Scan the records for the string "this"; copy each line where it occurs.
━━━ Dataset excerpts ━━━
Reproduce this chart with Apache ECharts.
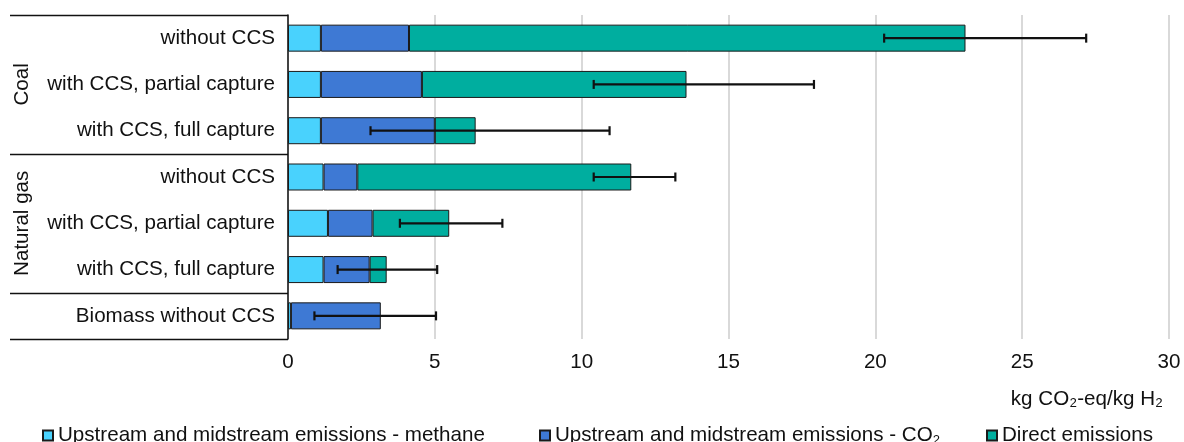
━━━
━━━ Dataset excerpts ━━━
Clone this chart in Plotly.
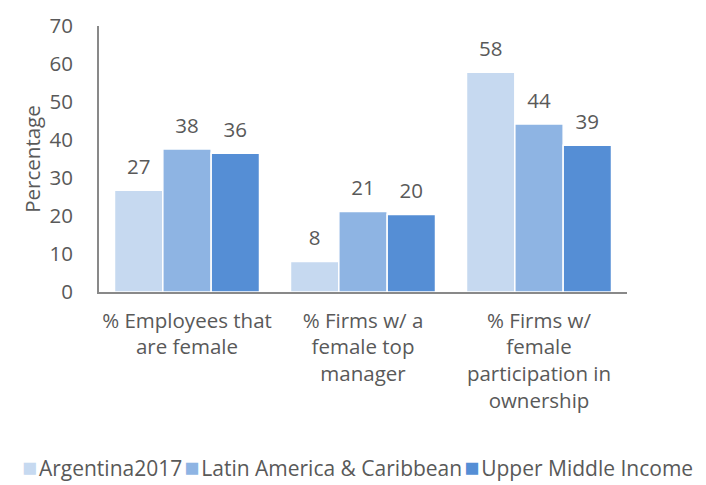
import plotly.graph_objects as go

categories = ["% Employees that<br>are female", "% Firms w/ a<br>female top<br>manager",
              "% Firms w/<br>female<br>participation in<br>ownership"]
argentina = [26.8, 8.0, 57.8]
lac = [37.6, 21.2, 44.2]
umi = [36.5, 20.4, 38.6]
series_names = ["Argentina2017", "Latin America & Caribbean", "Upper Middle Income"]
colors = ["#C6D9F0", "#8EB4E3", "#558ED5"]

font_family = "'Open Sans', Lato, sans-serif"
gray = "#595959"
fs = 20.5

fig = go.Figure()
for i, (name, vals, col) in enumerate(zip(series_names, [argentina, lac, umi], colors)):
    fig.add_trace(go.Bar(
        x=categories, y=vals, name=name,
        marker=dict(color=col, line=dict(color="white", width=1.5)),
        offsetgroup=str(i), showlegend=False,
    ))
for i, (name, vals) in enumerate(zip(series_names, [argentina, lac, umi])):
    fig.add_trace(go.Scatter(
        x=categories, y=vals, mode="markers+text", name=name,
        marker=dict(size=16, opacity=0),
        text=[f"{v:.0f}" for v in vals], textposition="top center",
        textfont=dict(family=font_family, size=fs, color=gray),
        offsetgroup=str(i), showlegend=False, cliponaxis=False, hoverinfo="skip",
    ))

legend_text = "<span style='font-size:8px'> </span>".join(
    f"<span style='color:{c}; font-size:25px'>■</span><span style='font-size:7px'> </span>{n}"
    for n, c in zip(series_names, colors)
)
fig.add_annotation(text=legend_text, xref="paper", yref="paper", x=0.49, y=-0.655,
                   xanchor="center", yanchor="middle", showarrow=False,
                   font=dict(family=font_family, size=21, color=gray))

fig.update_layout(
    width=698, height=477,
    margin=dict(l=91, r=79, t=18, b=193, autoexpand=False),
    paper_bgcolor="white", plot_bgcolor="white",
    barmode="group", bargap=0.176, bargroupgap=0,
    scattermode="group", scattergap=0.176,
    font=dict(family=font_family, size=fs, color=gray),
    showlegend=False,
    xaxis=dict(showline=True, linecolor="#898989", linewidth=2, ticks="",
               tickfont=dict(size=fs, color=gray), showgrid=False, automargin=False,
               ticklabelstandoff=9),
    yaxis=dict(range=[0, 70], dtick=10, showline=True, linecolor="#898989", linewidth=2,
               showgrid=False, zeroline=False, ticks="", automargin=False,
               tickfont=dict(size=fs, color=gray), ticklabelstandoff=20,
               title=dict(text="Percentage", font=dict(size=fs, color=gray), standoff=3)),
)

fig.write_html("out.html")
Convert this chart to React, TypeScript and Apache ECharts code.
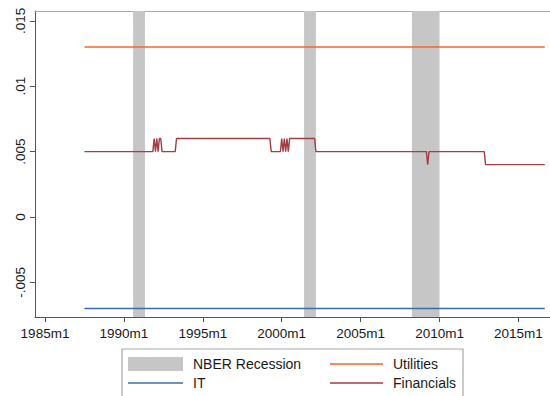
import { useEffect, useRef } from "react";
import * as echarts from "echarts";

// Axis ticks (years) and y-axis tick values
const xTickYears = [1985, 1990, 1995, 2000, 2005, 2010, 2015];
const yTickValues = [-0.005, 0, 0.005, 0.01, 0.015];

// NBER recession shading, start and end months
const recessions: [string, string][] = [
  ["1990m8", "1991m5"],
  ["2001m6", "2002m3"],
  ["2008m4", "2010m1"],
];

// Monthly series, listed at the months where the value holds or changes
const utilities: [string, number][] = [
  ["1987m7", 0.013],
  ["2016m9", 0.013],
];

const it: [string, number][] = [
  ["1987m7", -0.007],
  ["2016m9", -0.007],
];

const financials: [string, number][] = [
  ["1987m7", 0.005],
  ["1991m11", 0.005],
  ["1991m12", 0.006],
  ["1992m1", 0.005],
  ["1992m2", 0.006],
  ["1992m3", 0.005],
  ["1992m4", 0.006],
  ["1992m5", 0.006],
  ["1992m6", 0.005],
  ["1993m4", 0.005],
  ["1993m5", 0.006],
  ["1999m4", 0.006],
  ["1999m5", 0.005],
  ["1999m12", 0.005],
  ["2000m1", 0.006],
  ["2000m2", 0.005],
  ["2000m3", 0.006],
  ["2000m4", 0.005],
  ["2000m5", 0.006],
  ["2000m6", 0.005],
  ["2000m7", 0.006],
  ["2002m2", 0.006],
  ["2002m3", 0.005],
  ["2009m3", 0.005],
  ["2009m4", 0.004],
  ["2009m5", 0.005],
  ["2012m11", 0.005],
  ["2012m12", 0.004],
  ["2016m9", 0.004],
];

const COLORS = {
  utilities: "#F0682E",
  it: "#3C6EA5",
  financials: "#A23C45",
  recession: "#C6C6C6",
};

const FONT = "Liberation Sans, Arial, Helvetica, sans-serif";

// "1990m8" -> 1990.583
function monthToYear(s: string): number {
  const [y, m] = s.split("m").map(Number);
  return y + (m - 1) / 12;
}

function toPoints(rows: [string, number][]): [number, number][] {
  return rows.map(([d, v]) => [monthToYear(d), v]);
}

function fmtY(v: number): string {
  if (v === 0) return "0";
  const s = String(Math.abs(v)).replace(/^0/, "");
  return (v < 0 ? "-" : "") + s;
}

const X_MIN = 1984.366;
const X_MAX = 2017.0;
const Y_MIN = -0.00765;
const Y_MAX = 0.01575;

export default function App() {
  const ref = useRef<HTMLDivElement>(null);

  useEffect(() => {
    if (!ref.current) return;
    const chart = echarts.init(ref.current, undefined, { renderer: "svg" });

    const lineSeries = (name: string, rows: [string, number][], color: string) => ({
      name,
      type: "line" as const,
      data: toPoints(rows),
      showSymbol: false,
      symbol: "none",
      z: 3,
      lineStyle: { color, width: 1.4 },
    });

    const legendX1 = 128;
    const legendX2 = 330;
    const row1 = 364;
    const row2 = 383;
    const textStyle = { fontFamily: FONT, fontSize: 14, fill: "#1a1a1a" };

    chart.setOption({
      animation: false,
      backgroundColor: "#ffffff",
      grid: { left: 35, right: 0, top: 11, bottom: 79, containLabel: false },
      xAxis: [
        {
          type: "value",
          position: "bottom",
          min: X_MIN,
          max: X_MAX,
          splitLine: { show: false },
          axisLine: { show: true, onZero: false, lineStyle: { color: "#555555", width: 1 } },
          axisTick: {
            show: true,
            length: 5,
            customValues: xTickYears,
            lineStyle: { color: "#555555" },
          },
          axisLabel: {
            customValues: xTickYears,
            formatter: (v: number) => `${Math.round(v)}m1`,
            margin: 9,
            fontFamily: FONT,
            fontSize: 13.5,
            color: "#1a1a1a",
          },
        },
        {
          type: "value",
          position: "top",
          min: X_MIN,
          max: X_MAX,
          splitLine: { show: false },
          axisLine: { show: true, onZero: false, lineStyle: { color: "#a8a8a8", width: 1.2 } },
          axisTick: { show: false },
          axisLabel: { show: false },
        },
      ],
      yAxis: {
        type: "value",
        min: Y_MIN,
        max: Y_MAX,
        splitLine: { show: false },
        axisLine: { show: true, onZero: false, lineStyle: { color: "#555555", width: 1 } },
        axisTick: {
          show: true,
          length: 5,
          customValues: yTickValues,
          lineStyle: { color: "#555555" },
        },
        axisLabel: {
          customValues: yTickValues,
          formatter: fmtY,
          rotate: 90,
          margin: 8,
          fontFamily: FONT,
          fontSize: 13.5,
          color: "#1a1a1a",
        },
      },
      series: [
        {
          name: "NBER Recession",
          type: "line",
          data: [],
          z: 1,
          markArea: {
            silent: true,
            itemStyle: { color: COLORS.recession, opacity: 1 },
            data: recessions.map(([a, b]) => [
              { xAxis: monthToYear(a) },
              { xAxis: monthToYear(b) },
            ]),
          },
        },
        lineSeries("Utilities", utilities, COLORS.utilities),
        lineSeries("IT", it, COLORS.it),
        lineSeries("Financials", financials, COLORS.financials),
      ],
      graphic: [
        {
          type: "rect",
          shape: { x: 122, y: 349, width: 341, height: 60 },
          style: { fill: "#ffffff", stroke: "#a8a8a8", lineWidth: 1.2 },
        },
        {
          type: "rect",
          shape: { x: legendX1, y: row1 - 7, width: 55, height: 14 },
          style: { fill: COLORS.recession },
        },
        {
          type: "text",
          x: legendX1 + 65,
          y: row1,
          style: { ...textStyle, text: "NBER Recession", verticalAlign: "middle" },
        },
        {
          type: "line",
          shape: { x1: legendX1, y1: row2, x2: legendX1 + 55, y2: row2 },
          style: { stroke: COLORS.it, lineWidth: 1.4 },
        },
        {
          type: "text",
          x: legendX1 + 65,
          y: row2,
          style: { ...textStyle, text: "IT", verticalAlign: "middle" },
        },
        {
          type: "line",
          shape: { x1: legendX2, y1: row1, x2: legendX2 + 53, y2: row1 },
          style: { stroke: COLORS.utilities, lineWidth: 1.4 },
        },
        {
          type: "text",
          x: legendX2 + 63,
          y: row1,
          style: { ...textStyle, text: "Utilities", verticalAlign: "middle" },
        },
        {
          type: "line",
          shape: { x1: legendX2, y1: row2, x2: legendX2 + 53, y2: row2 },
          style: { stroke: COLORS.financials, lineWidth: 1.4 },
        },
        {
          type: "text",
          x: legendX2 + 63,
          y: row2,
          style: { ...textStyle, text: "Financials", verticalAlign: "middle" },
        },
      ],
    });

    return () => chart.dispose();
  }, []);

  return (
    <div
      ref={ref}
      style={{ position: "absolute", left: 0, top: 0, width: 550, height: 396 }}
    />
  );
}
━━━
Exercise output –
Reproduce this chart with Apache ECharts.
Clone this chart in Plotly.
Convert this chart to React, TypeScript and Apache ECharts code.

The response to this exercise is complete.